(Records with drawing code)
__________________________________________________
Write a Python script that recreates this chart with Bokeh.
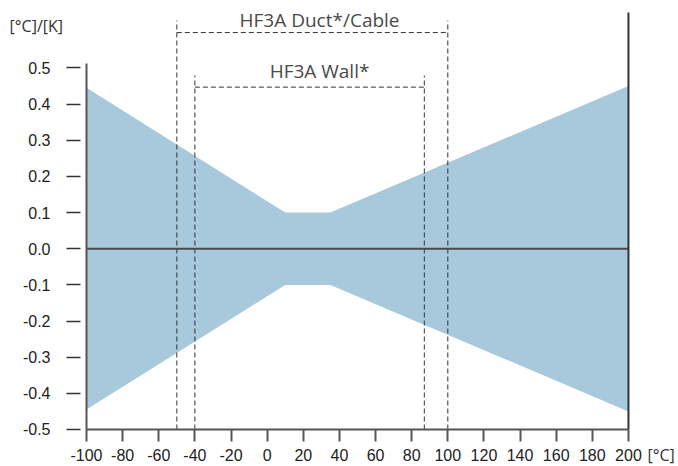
from bokeh.plotting import figure
from bokeh.models import Label, Range1d, FixedTicker, PrintfTickFormatter
from bokeh.embed import file_html
from bokeh.resources import INLINE

# ---- data ----
temp = [-100, 10, 35, 200]
upper = [0.445, 0.1, 0.1, 0.45]
lower = [-0.445, -0.1, -0.1, -0.45]
x_ticks = [-100, -80, -60, -40, -20, 0, 20, 40, 60, 80, 100, 120, 140, 160, 180, 200]
y_ticks = [-0.5, -0.4, -0.3, -0.2, -0.1, 0.0, 0.1, 0.2, 0.3, 0.4, 0.5]
duct_range = [-50, 100]
wall_range = [-40, 87]
duct_label = "HF3A Duct*/Cable"
wall_label = "HF3A Wall*"
y_title = "[°C]/[K]"
x_title = "[°C]"

# ---- layout constants (frame covers whole canvas, axes at fixed locations) ----
X_LO, X_HI = -147.6, 227.7
Y_LO, Y_HI = -0.6024, 0.6867
Y_TOP = 0.6535
DUCT_V_TOP, DUCT_H = 0.631, 0.598
WALL_V_TOP, WALL_H = 0.479, 0.447
LABEL_X = 29

xmin, xmax = x_ticks[0], x_ticks[-1]
ymin, ymax = y_ticks[0], y_ticks[-1]

p = figure(width=678, height=466, output_backend="svg", toolbar_location=None,
           x_range=Range1d(X_LO, X_HI), y_range=Range1d(Y_LO, Y_HI),
           min_border_left=0, min_border_right=0, min_border_top=0, min_border_bottom=0)
p.outline_line_color = None
p.xgrid.visible = False
p.ygrid.visible = False
p.background_fill_color = "white"
p.border_fill_color = "white"

band_color = "#a7c9db"
p.varea(x=temp, y1=lower, y2=upper, fill_color=band_color, fill_alpha=1.0)

dash_kw = dict(line_color="#333333", line_width=1, line_dash="5 3")
# Duct bracket
p.segment(x0=duct_range, y0=[ymin, ymin], x1=duct_range, y1=[DUCT_V_TOP, DUCT_V_TOP], **dash_kw)
p.segment(x0=[duct_range[0]], y0=[DUCT_H], x1=[duct_range[1]], y1=[DUCT_H], **dash_kw)
# Wall bracket
p.segment(x0=wall_range, y0=[ymin, ymin], x1=wall_range, y1=[WALL_V_TOP, WALL_V_TOP], **dash_kw)
p.segment(x0=[wall_range[0]], y0=[WALL_H], x1=[wall_range[1]], y1=[WALL_H], **dash_kw)

# zero line and right line
p.segment(x0=[xmin], y0=[0.0], x1=[xmax], y1=[0.0], line_color="#4a4a4a", line_width=2)
p.segment(x0=[xmax], y0=[ymin], x1=[xmax], y1=[Y_TOP], line_color="#333333", line_width=2)

# axes
xa = p.xaxis[0]
xa.fixed_location = ymin
xa.bounds = (xmin, xmax)
xa.ticker = FixedTicker(ticks=x_ticks)
xa.formatter = PrintfTickFormatter(format="%d")
xa.major_tick_in = 0
xa.major_tick_out = 12
xa.minor_tick_line_color = None
xa.axis_line_color = "#555555"
xa.axis_line_width = 2
xa.major_tick_line_color = "#555555"
xa.major_tick_line_width = 2
xa.major_label_standoff = 8
xa.major_label_text_font = "Liberation Sans"
xa.major_label_text_font_size = "16px"
xa.major_label_text_color = "#222222"

ya = p.yaxis[0]
ya.fixed_location = xmin
ya.ticker = FixedTicker(ticks=y_ticks)
ya.formatter = PrintfTickFormatter(format="%.1f")
ya.bounds = (ymin, 0.513)
ya.major_tick_in = -6
ya.major_tick_out = 20
ya.minor_tick_line_color = None
ya.axis_line_color = "#555555"
ya.axis_line_width = 2
ya.major_tick_line_color = "#333333"
ya.major_tick_line_width = 1.3
ya.major_label_standoff = 16
ya.major_label_text_font = "Liberation Sans"
ya.major_label_text_font_size = "16px"
ya.major_label_text_color = "#222222"

# text labels
p.add_layout(Label(x=LABEL_X, y=DUCT_H, y_offset=13, text=duct_label, text_align="center",
                   text_baseline="alphabetic", text_font="Open Sans", text_font_size="19px",
                   text_color="#4a4a4a"))
p.add_layout(Label(x=LABEL_X, y=WALL_H, y_offset=16, text=wall_label, text_align="center",
                   text_baseline="alphabetic", text_font="Open Sans", text_font_size="19px",
                   text_color="#4a4a4a"))
p.add_layout(Label(x=xmin, y=ymax, x_offset=-77, y_offset=41.5, text=y_title,
                   text_align="left", text_baseline="middle", text_font="Open Sans",
                   text_font_size="16px", text_color="#333333"))
p.add_layout(Label(x=xmax, y=ymin, x_offset=19, y_offset=-26, text=x_title,
                   text_align="left", text_baseline="middle", text_font="Open Sans",
                   text_font_size="16px", text_color="#333333"))

open("out.html", "w").write(file_html(p, INLINE))
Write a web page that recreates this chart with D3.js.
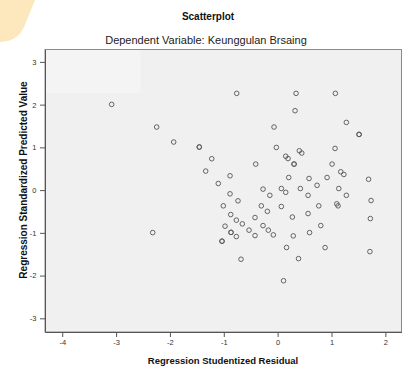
__________________________________________________
[What you will do]:
Your task is to retype all the entries exactly and leave out any pictures.

[Task response]:
Write a Python script that recreates this chart with Bokeh.
from bokeh.plotting import figure
from bokeh.models import Label, Range1d, FixedTicker, PrintfTickFormatter
from bokeh.embed import file_html
from bokeh.resources import INLINE

# ---- data ----
temp = [-100, 10, 35, 200]
upper = [0.445, 0.1, 0.1, 0.45]
lower = [-0.445, -0.1, -0.1, -0.45]
x_ticks = [-100, -80, -60, -40, -20, 0, 20, 40, 60, 80, 100, 120, 140, 160, 180, 200]
y_ticks = [-0.5, -0.4, -0.3, -0.2, -0.1, 0.0, 0.1, 0.2, 0.3, 0.4, 0.5]
duct_range = [-50, 100]
wall_range = [-40, 87]
duct_label = "HF3A Duct*/Cable"
wall_label = "HF3A Wall*"
y_title = "[°C]/[K]"
x_title = "[°C]"

# ---- layout constants (frame covers whole canvas, axes at fixed locations) ----
X_LO, X_HI = -147.6, 227.7
Y_LO, Y_HI = -0.6024, 0.6867
Y_TOP = 0.6535
DUCT_V_TOP, DUCT_H = 0.631, 0.598
WALL_V_TOP, WALL_H = 0.479, 0.447
LABEL_X = 29

xmin, xmax = x_ticks[0], x_ticks[-1]
ymin, ymax = y_ticks[0], y_ticks[-1]

p = figure(width=678, height=466, output_backend="svg", toolbar_location=None,
           x_range=Range1d(X_LO, X_HI), y_range=Range1d(Y_LO, Y_HI),
           min_border_left=0, min_border_right=0, min_border_top=0, min_border_bottom=0)
p.outline_line_color = None
p.xgrid.visible = False
p.ygrid.visible = False
p.background_fill_color = "white"
p.border_fill_color = "white"

band_color = "#a7c9db"
p.varea(x=temp, y1=lower, y2=upper, fill_color=band_color, fill_alpha=1.0)

dash_kw = dict(line_color="#333333", line_width=1, line_dash="5 3")
# Duct bracket
p.segment(x0=duct_range, y0=[ymin, ymin], x1=duct_range, y1=[DUCT_V_TOP, DUCT_V_TOP], **dash_kw)
p.segment(x0=[duct_range[0]], y0=[DUCT_H], x1=[duct_range[1]], y1=[DUCT_H], **dash_kw)
# Wall bracket
p.segment(x0=wall_range, y0=[ymin, ymin], x1=wall_range, y1=[WALL_V_TOP, WALL_V_TOP], **dash_kw)
p.segment(x0=[wall_range[0]], y0=[WALL_H], x1=[wall_range[1]], y1=[WALL_H], **dash_kw)

# zero line and right line
p.segment(x0=[xmin], y0=[0.0], x1=[xmax], y1=[0.0], line_color="#4a4a4a", line_width=2)
p.segment(x0=[xmax], y0=[ymin], x1=[xmax], y1=[Y_TOP], line_color="#333333", line_width=2)

# axes
xa = p.xaxis[0]
xa.fixed_location = ymin
xa.bounds = (xmin, xmax)
xa.ticker = FixedTicker(ticks=x_ticks)
xa.formatter = PrintfTickFormatter(format="%d")
xa.major_tick_in = 0
xa.major_tick_out = 12
xa.minor_tick_line_color = None
xa.axis_line_color = "#555555"
xa.axis_line_width = 2
xa.major_tick_line_color = "#555555"
xa.major_tick_line_width = 2
xa.major_label_standoff = 8
xa.major_label_text_font = "Liberation Sans"
xa.major_label_text_font_size = "16px"
xa.major_label_text_color = "#222222"

ya = p.yaxis[0]
ya.fixed_location = xmin
ya.ticker = FixedTicker(ticks=y_ticks)
ya.formatter = PrintfTickFormatter(format="%.1f")
ya.bounds = (ymin, 0.513)
ya.major_tick_in = -6
ya.major_tick_out = 20
ya.minor_tick_line_color = None
ya.axis_line_color = "#555555"
ya.axis_line_width = 2
ya.major_tick_line_color = "#333333"
ya.major_tick_line_width = 1.3
ya.major_label_standoff = 16
ya.major_label_text_font = "Liberation Sans"
ya.major_label_text_font_size = "16px"
ya.major_label_text_color = "#222222"

# text labels
p.add_layout(Label(x=LABEL_X, y=DUCT_H, y_offset=13, text=duct_label, text_align="center",
                   text_baseline="alphabetic", text_font="Open Sans", text_font_size="19px",
                   text_color="#4a4a4a"))
p.add_layout(Label(x=LABEL_X, y=WALL_H, y_offset=16, text=wall_label, text_align="center",
                   text_baseline="alphabetic", text_font="Open Sans", text_font_size="19px",
                   text_color="#4a4a4a"))
p.add_layout(Label(x=xmin, y=ymax, x_offset=-77, y_offset=41.5, text=y_title,
                   text_align="left", text_baseline="middle", text_font="Open Sans",
                   text_font_size="16px", text_color="#333333"))
p.add_layout(Label(x=xmax, y=ymin, x_offset=19, y_offset=-26, text=x_title,
                   text_align="left", text_baseline="middle", text_font="Open Sans",
                   text_font_size="16px", text_color="#333333"))

open("out.html", "w").write(file_html(p, INLINE))
Write a web page that recreates this chart with D3.js.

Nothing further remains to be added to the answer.